# [YOUR INSTRUCTIONS]
Leaving out the pictures, retype all the material exactly.

# [MATERIAL PROVIDED]
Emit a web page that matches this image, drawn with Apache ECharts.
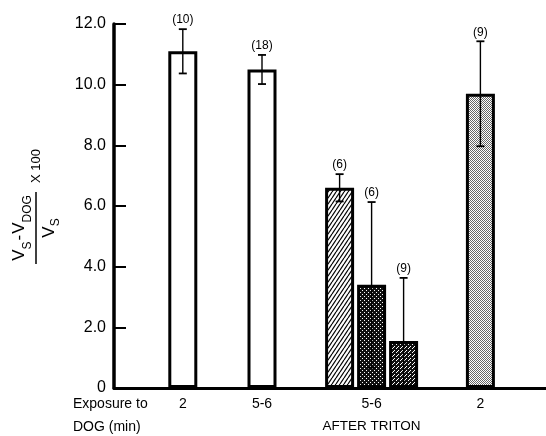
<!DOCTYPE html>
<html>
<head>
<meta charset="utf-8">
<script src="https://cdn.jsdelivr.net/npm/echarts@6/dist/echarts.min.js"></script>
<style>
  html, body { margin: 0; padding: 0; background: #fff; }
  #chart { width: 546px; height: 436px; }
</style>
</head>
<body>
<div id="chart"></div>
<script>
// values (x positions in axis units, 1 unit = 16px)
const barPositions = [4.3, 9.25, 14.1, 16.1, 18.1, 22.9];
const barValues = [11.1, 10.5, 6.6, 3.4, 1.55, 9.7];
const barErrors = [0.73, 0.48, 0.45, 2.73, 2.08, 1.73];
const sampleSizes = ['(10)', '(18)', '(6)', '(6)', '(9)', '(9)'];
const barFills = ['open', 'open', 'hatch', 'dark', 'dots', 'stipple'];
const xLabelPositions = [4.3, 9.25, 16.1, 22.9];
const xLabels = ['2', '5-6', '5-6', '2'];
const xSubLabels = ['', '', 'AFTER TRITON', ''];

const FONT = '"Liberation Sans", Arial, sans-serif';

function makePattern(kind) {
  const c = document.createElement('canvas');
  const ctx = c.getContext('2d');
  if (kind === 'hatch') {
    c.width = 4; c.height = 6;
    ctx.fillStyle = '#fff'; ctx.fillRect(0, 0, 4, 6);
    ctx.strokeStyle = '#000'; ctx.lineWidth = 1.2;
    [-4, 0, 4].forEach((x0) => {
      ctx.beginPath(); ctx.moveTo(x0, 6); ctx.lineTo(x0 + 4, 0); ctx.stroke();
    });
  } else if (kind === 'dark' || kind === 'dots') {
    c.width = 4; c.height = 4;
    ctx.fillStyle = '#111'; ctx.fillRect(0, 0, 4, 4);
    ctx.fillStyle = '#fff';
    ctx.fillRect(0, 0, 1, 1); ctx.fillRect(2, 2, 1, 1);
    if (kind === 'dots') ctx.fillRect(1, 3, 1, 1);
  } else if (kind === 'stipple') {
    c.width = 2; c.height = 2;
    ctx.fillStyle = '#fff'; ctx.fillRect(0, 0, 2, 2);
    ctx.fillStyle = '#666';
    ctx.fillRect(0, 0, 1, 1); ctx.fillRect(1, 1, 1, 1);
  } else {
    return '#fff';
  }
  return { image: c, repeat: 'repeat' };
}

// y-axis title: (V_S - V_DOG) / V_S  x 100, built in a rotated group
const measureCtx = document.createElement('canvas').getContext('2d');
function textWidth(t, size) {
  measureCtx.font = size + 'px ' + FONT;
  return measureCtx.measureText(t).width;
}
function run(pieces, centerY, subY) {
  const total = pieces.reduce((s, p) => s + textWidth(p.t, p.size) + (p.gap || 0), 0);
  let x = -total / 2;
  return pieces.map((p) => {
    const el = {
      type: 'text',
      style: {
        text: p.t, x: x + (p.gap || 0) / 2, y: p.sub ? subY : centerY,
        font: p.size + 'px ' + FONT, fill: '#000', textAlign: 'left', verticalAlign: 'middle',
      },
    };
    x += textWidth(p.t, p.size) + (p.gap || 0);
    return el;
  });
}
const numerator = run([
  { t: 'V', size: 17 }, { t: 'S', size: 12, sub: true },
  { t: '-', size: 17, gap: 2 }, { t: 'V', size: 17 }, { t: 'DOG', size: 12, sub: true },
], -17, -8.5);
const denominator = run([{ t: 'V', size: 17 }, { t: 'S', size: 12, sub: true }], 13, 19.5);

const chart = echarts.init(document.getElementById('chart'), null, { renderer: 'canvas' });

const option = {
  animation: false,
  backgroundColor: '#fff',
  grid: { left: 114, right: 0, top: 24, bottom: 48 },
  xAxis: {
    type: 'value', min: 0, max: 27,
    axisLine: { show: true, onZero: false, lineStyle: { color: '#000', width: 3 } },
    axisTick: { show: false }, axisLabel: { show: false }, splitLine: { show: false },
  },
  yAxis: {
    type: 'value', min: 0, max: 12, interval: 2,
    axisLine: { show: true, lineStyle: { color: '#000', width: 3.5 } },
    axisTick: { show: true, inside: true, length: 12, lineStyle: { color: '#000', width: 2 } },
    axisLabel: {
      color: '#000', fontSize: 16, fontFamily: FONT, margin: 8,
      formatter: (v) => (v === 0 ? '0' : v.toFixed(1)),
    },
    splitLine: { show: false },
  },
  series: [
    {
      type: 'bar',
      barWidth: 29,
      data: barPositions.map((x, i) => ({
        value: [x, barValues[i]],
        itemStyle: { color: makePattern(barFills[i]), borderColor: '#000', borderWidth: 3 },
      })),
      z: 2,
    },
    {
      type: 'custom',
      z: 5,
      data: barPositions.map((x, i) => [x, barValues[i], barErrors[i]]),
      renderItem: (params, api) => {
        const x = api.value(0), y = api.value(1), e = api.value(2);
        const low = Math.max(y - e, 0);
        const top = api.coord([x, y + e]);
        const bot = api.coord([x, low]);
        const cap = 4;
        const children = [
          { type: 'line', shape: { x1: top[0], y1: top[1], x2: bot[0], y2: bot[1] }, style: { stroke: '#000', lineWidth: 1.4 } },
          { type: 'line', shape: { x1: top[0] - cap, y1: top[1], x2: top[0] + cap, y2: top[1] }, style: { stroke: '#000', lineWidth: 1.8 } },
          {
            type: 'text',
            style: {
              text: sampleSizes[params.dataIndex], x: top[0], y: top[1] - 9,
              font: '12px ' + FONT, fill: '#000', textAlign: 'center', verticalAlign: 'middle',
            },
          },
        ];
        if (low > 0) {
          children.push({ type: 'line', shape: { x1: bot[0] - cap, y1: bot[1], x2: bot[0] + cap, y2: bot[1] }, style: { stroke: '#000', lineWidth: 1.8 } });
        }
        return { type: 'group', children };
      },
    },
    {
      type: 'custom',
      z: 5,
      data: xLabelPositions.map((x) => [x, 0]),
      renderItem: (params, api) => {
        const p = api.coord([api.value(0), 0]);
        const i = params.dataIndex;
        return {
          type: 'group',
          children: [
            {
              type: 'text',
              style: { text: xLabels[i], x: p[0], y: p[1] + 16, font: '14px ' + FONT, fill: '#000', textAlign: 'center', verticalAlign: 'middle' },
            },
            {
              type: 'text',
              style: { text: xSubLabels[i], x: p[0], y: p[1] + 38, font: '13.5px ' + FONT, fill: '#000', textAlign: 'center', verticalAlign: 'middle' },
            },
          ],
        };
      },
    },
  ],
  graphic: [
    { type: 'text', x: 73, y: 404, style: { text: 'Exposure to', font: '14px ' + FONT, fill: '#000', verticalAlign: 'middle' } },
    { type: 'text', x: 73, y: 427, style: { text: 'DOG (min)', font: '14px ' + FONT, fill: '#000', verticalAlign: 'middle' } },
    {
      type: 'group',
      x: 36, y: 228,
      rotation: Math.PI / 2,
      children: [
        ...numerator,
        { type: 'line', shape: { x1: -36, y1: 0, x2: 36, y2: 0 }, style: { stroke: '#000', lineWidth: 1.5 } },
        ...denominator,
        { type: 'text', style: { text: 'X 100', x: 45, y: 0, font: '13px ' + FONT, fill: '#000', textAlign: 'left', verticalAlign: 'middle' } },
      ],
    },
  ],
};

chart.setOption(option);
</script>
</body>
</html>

# [CORRECT ANSWER]
Emit a web page that matches this image, drawn with Apache ECharts.
<!DOCTYPE html>
<html>
<head>
<meta charset="utf-8">
<script src="https://cdn.jsdelivr.net/npm/echarts@6/dist/echarts.min.js"></script>
<style>
  html, body { margin: 0; padding: 0; background: #fff; }
  #chart { width: 546px; height: 436px; }
</style>
</head>
<body>
<div id="chart"></div>
<script>
// values (x positions in axis units, 1 unit = 16px)
const barPositions = [4.3, 9.25, 14.1, 16.1, 18.1, 22.9];
const barValues = [11.1, 10.5, 6.6, 3.4, 1.55, 9.7];
const barErrors = [0.73, 0.48, 0.45, 2.73, 2.08, 1.73];
const sampleSizes = ['(10)', '(18)', '(6)', '(6)', '(9)', '(9)'];
const barFills = ['open', 'open', 'hatch', 'dark', 'dots', 'stipple'];
const xLabelPositions = [4.3, 9.25, 16.1, 22.9];
const xLabels = ['2', '5-6', '5-6', '2'];
const xSubLabels = ['', '', 'AFTER TRITON', ''];

const FONT = '"Liberation Sans", Arial, sans-serif';

function makePattern(kind) {
  const c = document.createElement('canvas');
  const ctx = c.getContext('2d');
  if (kind === 'hatch') {
    c.width = 4; c.height = 6;
    ctx.fillStyle = '#fff'; ctx.fillRect(0, 0, 4, 6);
    ctx.strokeStyle = '#000'; ctx.lineWidth = 1.2;
    [-4, 0, 4].forEach((x0) => {
      ctx.beginPath(); ctx.moveTo(x0, 6); ctx.lineTo(x0 + 4, 0); ctx.stroke();
    });
  } else if (kind === 'dark' || kind === 'dots') {
    c.width = 4; c.height = 4;
    ctx.fillStyle = '#111'; ctx.fillRect(0, 0, 4, 4);
    ctx.fillStyle = '#fff';
    ctx.fillRect(0, 0, 1, 1); ctx.fillRect(2, 2, 1, 1);
    if (kind === 'dots') ctx.fillRect(1, 3, 1, 1);
  } else if (kind === 'stipple') {
    c.width = 2; c.height = 2;
    ctx.fillStyle = '#fff'; ctx.fillRect(0, 0, 2, 2);
    ctx.fillStyle = '#666';
    ctx.fillRect(0, 0, 1, 1); ctx.fillRect(1, 1, 1, 1);
  } else {
    return '#fff';
  }
  return { image: c, repeat: 'repeat' };
}

// y-axis title: (V_S - V_DOG) / V_S  x 100, built in a rotated group
const measureCtx = document.createElement('canvas').getContext('2d');
function textWidth(t, size) {
  measureCtx.font = size + 'px ' + FONT;
  return measureCtx.measureText(t).width;
}
function run(pieces, centerY, subY) {
  const total = pieces.reduce((s, p) => s + textWidth(p.t, p.size) + (p.gap || 0), 0);
  let x = -total / 2;
  return pieces.map((p) => {
    const el = {
      type: 'text',
      style: {
        text: p.t, x: x + (p.gap || 0) / 2, y: p.sub ? subY : centerY,
        font: p.size + 'px ' + FONT, fill: '#000', textAlign: 'left', verticalAlign: 'middle',
      },
    };
    x += textWidth(p.t, p.size) + (p.gap || 0);
    return el;
  });
}
const numerator = run([
  { t: 'V', size: 17 }, { t: 'S', size: 12, sub: true },
  { t: '-', size: 17, gap: 2 }, { t: 'V', size: 17 }, { t: 'DOG', size: 12, sub: true },
], -17, -8.5);
const denominator = run([{ t: 'V', size: 17 }, { t: 'S', size: 12, sub: true }], 13, 19.5);

const chart = echarts.init(document.getElementById('chart'), null, { renderer: 'canvas' });

const option = {
  animation: false,
  backgroundColor: '#fff',
  grid: { left: 114, right: 0, top: 24, bottom: 48 },
  xAxis: {
    type: 'value', min: 0, max: 27,
    axisLine: { show: true, onZero: false, lineStyle: { color: '#000', width: 3 } },
    axisTick: { show: false }, axisLabel: { show: false }, splitLine: { show: false },
  },
  yAxis: {
    type: 'value', min: 0, max: 12, interval: 2,
    axisLine: { show: true, lineStyle: { color: '#000', width: 3.5 } },
    axisTick: { show: true, inside: true, length: 12, lineStyle: { color: '#000', width: 2 } },
    axisLabel: {
      color: '#000', fontSize: 16, fontFamily: FONT, margin: 8,
      formatter: (v) => (v === 0 ? '0' : v.toFixed(1)),
    },
    splitLine: { show: false },
  },
  series: [
    {
      type: 'bar',
      barWidth: 29,
      data: barPositions.map((x, i) => ({
        value: [x, barValues[i]],
        itemStyle: { color: makePattern(barFills[i]), borderColor: '#000', borderWidth: 3 },
      })),
      z: 2,
    },
    {
      type: 'custom',
      z: 5,
      data: barPositions.map((x, i) => [x, barValues[i], barErrors[i]]),
      renderItem: (params, api) => {
        const x = api.value(0), y = api.value(1), e = api.value(2);
        const low = Math.max(y - e, 0);
        const top = api.coord([x, y + e]);
        const bot = api.coord([x, low]);
        const cap = 4;
        const children = [
          { type: 'line', shape: { x1: top[0], y1: top[1], x2: bot[0], y2: bot[1] }, style: { stroke: '#000', lineWidth: 1.4 } },
          { type: 'line', shape: { x1: top[0] - cap, y1: top[1], x2: top[0] + cap, y2: top[1] }, style: { stroke: '#000', lineWidth: 1.8 } },
          {
            type: 'text',
            style: {
              text: sampleSizes[params.dataIndex], x: top[0], y: top[1] - 9,
              font: '12px ' + FONT, fill: '#000', textAlign: 'center', verticalAlign: 'middle',
            },
          },
        ];
        if (low > 0) {
          children.push({ type: 'line', shape: { x1: bot[0] - cap, y1: bot[1], x2: bot[0] + cap, y2: bot[1] }, style: { stroke: '#000', lineWidth: 1.8 } });
        }
        return { type: 'group', children };
      },
    },
    {
      type: 'custom',
      z: 5,
      data: xLabelPositions.map((x) => [x, 0]),
      renderItem: (params, api) => {
        const p = api.coord([api.value(0), 0]);
        const i = params.dataIndex;
        return {
          type: 'group',
          children: [
            {
              type: 'text',
              style: { text: xLabels[i], x: p[0], y: p[1] + 16, font: '14px ' + FONT, fill: '#000', textAlign: 'center', verticalAlign: 'middle' },
            },
            {
              type: 'text',
              style: { text: xSubLabels[i], x: p[0], y: p[1] + 38, font: '13.5px ' + FONT, fill: '#000', textAlign: 'center', verticalAlign: 'middle' },
            },
          ],
        };
      },
    },
  ],
  graphic: [
    { type: 'text', x: 73, y: 404, style: { text: 'Exposure to', font: '14px ' + FONT, fill: '#000', verticalAlign: 'middle' } },
    { type: 'text', x: 73, y: 427, style: { text: 'DOG (min)', font: '14px ' + FONT, fill: '#000', verticalAlign: 'middle' } },
    {
      type: 'group',
      x: 36, y: 228,
      rotation: Math.PI / 2,
      children: [
        ...numerator,
        { type: 'line', shape: { x1: -36, y1: 0, x2: 36, y2: 0 }, style: { stroke: '#000', lineWidth: 1.5 } },
        ...denominator,
        { type: 'text', style: { text: 'X 100', x: 45, y: 0, font: '13px ' + FONT, fill: '#000', textAlign: 'left', verticalAlign: 'middle' } },
      ],
    },
  ],
};

chart.setOption(option);
</script>
</body>
</html>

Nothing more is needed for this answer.